The East African social venture fund launched recently by Global Partnerships and the Eleos Foundation aims to fill a gap in providing seed-stage investment and advisory support to social startups in the region.
That is according to Jim Villanueva, managing director of the Global Partnerships/Eleos Social Venture Fund, launched last month with backing from the likes of the Sorenson Impact Foundation and the Linked Foundation.
The fund was created to address the “pioneer gap”, by capitalising and supporting social enterprises in the earliest stages of development. The fund itself is worth US$10 million, US$5 million of which is earmarked for capital investment, and US$5 million to cover operations and expenses, including advisory support.
Investments have already been made in Kenyan startups Sanergy, Penda Health and Eneza Education, and is targeting other investments in high-potential, early-stage social enterprises focused on education, energy, health, rural livelihoods, sanitation and water.
Villanueva said the pipeline for the fund was “pretty robust”.
“We have another seed investment that is in the process of being documented, and there will be another shortly after that,” he said.
The goal of the fund is to fill a gap in funding for social startups at a very early stage.
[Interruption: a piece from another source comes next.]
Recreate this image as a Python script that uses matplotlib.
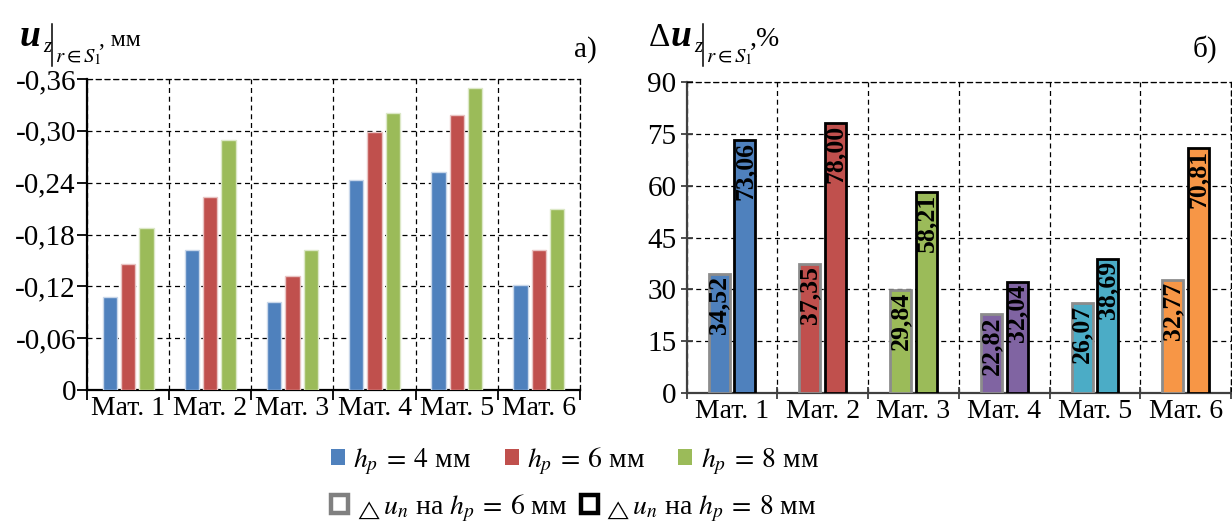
import matplotlib
matplotlib.use("Agg")
import matplotlib.pyplot as plt
import numpy as np
from matplotlib.patches import Patch
from matplotlib.lines import Line2D
from matplotlib.ticker import FixedLocator, FuncFormatter

plt.rcParams['font.family'] = ['Liberation Serif', 'DejaVu Serif']
plt.rcParams['mathtext.fontset'] = 'stix'

# ---- data ----
materials = ['Мат. 1', 'Мат. 2', 'Мат. 3', 'Мат. 4', 'Мат. 5', 'Мат. 6']

# displacement u_z (mm) for three rib heights
uz_h4 = [-0.108, -0.162, -0.102, -0.243, -0.252, -0.122]
uz_h6 = [-0.146, -0.223, -0.132, -0.299, -0.318, -0.162]
uz_h8 = [-0.187, -0.289, -0.162, -0.321, -0.350, -0.209]

# relative change (%) for h_p = 6 mm and h_p = 8 mm
du_h6 = [34.52, 37.35, 29.84, 22.82, 26.07, 32.77]
du_h8 = [73.06, 78.00, 58.21, 32.04, 38.69, 70.81]

left_yticks = [0, -0.06, -0.12, -0.18, -0.24, -0.30, -0.36]
right_yticks = [0, 15, 30, 45, 60, 75, 90]

series_colors = ['#4F81BD', '#C0504D', '#9BBB59']
series_edges = ['#C9D7EA', '#E9C4C3', '#DCE8C7']
mat_colors = ['#4F81BD', '#C0504D', '#9BBB59', '#8064A2', '#4BACC6', '#F79646']

W, H = 1232, 529
fig = plt.figure(figsize=(W / 100, H / 100), dpi=100)


def px(x, y):
    return x / W, 1 - y / H


def comma_fmt(v, _pos=None):
    if abs(v) < 1e-9:
        return '0'
    return f'{v:.2f}'.replace('.', ',')


def style_axes(ax, spine_color, tick_dir):
    n = len(materials)
    ax.set_xlim(-0.5, n - 0.5)
    ax.xaxis.set_major_locator(FixedLocator(np.arange(n)))
    ax.set_xticklabels(materials, fontsize=20)
    ax.xaxis.set_minor_locator(FixedLocator(np.arange(n + 1) - 0.5))
    ax.tick_params(axis='x', which='major', length=0, pad=4)
    ax.tick_params(axis='x', which='minor', length=7 if tick_dir == 'out' else 9,
                   width=1.3, direction=tick_dir, color=spine_color)
    ax.tick_params(axis='y', which='major', length=7 if tick_dir == 'out' else 9,
                   width=1.3, direction=tick_dir, color=spine_color,
                   labelsize=21, pad=1 if tick_dir == 'out' else 3)
    ax.grid(which='minor', axis='x', color='black', linestyle=(0, (4, 3)), linewidth=0.9)
    ax.grid(which='major', axis='y', color='black', linestyle=(0, (4, 3)), linewidth=0.9)
    ax.grid(which='major', axis='x', visible=False)
    ax.set_axisbelow(True)
    for side in ('left', 'bottom'):
        ax.spines[side].set_color(spine_color)
        ax.spines[side].set_linewidth(1.6)
    for side in ('top', 'right'):
        ax.spines[side].set_color('black')
        ax.spines[side].set_linewidth(0.9)
        ax.spines[side].set_linestyle((0, (4, 3)))


# ---- left panel: displacement ----
axL = fig.add_axes([87 / W, 1 - 390 / H, (580 - 87) / W, (390 - 79) / H])
x = np.arange(len(materials))
bw, step = 0.174, 0.223
for k, (vals, c, e) in enumerate(zip([uz_h4, uz_h6, uz_h8], series_colors, series_edges)):
    axL.bar(x + (k - 1) * step, vals, width=bw, color=c, edgecolor=e, linewidth=1.0, zorder=3)
axL.set_ylim(0, -0.36)
axL.yaxis.set_major_locator(FixedLocator(left_yticks))
axL.yaxis.set_major_formatter(FuncFormatter(comma_fmt))
style_axes(axL, 'black', 'out')

# ---- right panel: relative change ----
axR = fig.add_axes([686.7 / W, 1 - 393.3 / H, (1231 - 686.7) / W, (393.3 - 81.7) / H])
bw2, off2 = 0.232, 0.142
axR.bar(x - off2, du_h6, width=bw2, color=mat_colors, edgecolor='#8C8C8C', linewidth=2.0, zorder=3)
axR.bar(x + off2, du_h8, width=bw2, color=mat_colors, edgecolor='black', linewidth=2.0, zorder=3)
for xi, v6, v8 in zip(x, du_h6, du_h8):
    for xx, v in ((xi - off2, v6), (xi + off2, v8)):
        axR.annotate(f'{v:.2f}'.replace('.', ','), xy=(xx, v), xytext=(0, -2),
                     textcoords='offset pixels', rotation=90, ha='center', va='top',
                     fontsize=18.5, fontweight='bold', zorder=5)
axR.set_ylim(0, 90)
axR.yaxis.set_major_locator(FixedLocator(right_yticks))
axR.yaxis.set_major_formatter(FuncFormatter(lambda v, p: f'{int(v)}'))
style_axes(axR, '#404040', 'inout')

# ---- axis titles ----
def title_block(x0, with_delta, tail, tail_size):
    xu = x0
    if with_delta:
        fig.text(*px(x0, 46), 'Δ', fontsize=24, va='baseline', ha='left')
        xu = x0 + 22
    fig.text(*px(xu, 46), 'u', fontsize=27, style='italic', fontweight='bold',
             va='baseline', ha='left')
    fig.text(*px(xu + 23, 52), 'z', fontsize=15, style='italic', va='baseline', ha='left')
    xb = xu + 32
    fig.add_artist(Line2D([xb / W, xb / W], [1 - 24 / H, 1 - 66 / H],
                          color='black', linewidth=1.1))
    fig.text(*px(xb + 3, 62), r'$r\in S_1$', fontsize=15, va='baseline', ha='left')
    fig.text(*px(xb + 47, 46), tail, fontsize=tail_size, va='baseline', ha='left')


title_block(20, False, ', мм', 17)
title_block(649, True, ',%', 20)
fig.text(*px(597, 57), 'а)', fontsize=21, va='baseline', ha='right')
fig.text(*px(1217, 57), 'б)', fontsize=21, va='baseline', ha='right')

# ---- legends ----
h_handles = [Patch(facecolor=c, edgecolor='none') for c in series_colors]
h_labels = [r'$h_p\:=\:4$ мм', r'$h_p\:=\:6$ мм', r'$h_p\:=\:8$ мм']
fig.legend(h_handles, h_labels, loc='center', bbox_to_anchor=px(575, 461), ncol=3,
           frameon=False, fontsize=20, handlelength=0.5, handleheight=0.5,
           handletextpad=0.3, columnspacing=1.2, borderpad=0)

d_handles = [Patch(facecolor='white', edgecolor='#808080', linewidth=3.2),
             Patch(facecolor='white', edgecolor='black', linewidth=3.2)]
d_labels = [r'${}_{\triangle}u_n$ на $h_p\:=\:6$ мм', r'${}_{\triangle}u_n$ на $h_p\:=\:8$ мм']
fig.legend(d_handles, d_labels, loc='center', bbox_to_anchor=px(574, 508), ncol=2,
           frameon=False, fontsize=20, handlelength=0.6, handleheight=0.6,
           handletextpad=0.2, columnspacing=0.5, borderpad=0)

fig.savefig('out.png', dpi=100)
“We will come in earlier than other institutional investors, at the seed stage with investments of between US$50,000 and US$100,000. That is tied to milestones agreed with entrepreneurs that demonstrate clear traction,” Villanueva said.
“There is a scarcity of seed stage social investment and advisory support. What we call the two wings of the airplane.”
After that, he said, the team will “roll up our sleeves and jump in”, playing an active role in the development of the portfolio company. It will also, in certain cases, join a Series A or B round if sufficient traction has been demonstrated.
“At that point we would join the board and jump in even deeper in terms of support,” said Villanueva.
Though the fund is focused on East Africa as a whole, the majority of investment – at least initially – is expected to go to Kenya as opposed to Uganda, Tanzania and Rwanda.
“Experience would indicate most of the investment will go to Kenya. Hopefully we will do some spade work in those other countries. Kenya has a head start as the ecosystem is more developed,” Villanueva said.
For the fund’s investors, which include institutions, family offices and high net worth individuals, Global Partnerships and Eleos are targeting returns in the mid-to-high teens.
“We’re very confident of returning capital to our investors,” said Villanueva.
He said the fund is sourcing “every which way we can”, through its networks and events, while entrepreneurs are also getting in touch directly.
“We try to be everywhere and see everything that’s coming up. Having someone full time in the region helps a lot,” Villanueva said.
“Later stage investors are a great source of referrals, because of our reputation as a trusted pair of hands to get companies ready for larger investments. We look at it as part of our job to prepare product for these kind of investors.”
This will hopefully be the first of many such funds.
“We’re starting small to prove this hybrid model will work and will return capital. Once we do that we can broaden the geographic spread and the dollar size,” he said.